A0377
Title: Efficient transfer learning in partially observable offline data via causal bounds
Authors: Wei You - HKUST (Hong Kong) [presenting]
Xueping Gong - HKUST (Hong Kong)
Jiheng Zhang - HKUST (Hong Kong)
Abstract: Transfer learning accelerates learning by leveraging knowledge from related source agents, yet handling heterogeneous data poses challenges due to biased causal effect estimates. Transfer learning is explored in partially observable contextual bandits, where agents have incomplete information and hidden confounders. To tackle the non-identifiability caused by unobserved confounders, tight causal bounds are derived through optimization.
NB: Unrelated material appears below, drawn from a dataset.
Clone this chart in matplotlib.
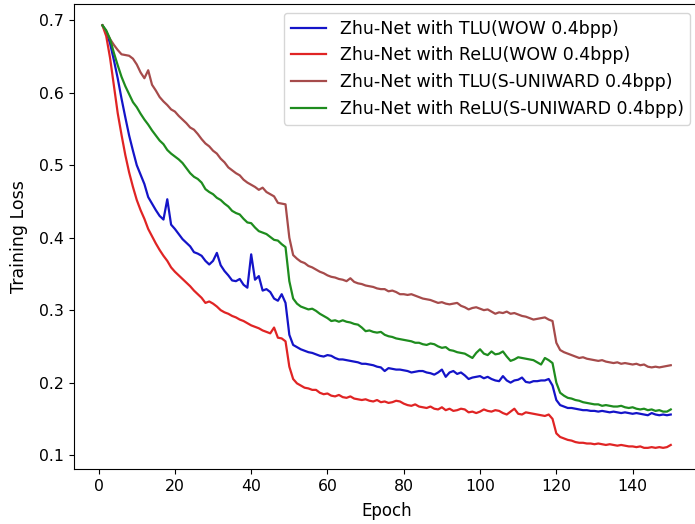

Functional constraints are discretized into linear forms, and compatible causal models are sampled by sequentially solving linear programs, incorporating estimation errors. The approach exhibits robust convergence, providing reliable causal bounds that improve classical bandit algorithms, achieving tighter regret bounds relative to the action set and function space sizes. For general context spaces requiring function approximation, the method significantly enhances dependency on function space size compared to prior work. It is formally proven that the causally enhanced algorithms outperform classical methods, achieving faster convergence rates. An example of offline pricing policy learning with censored demand demonstrates the method's practical benefits. Simulations confirm superiority over state-of-the-art methods, highlighting the potential in applications with scarce, costly, or privacy-restricted data.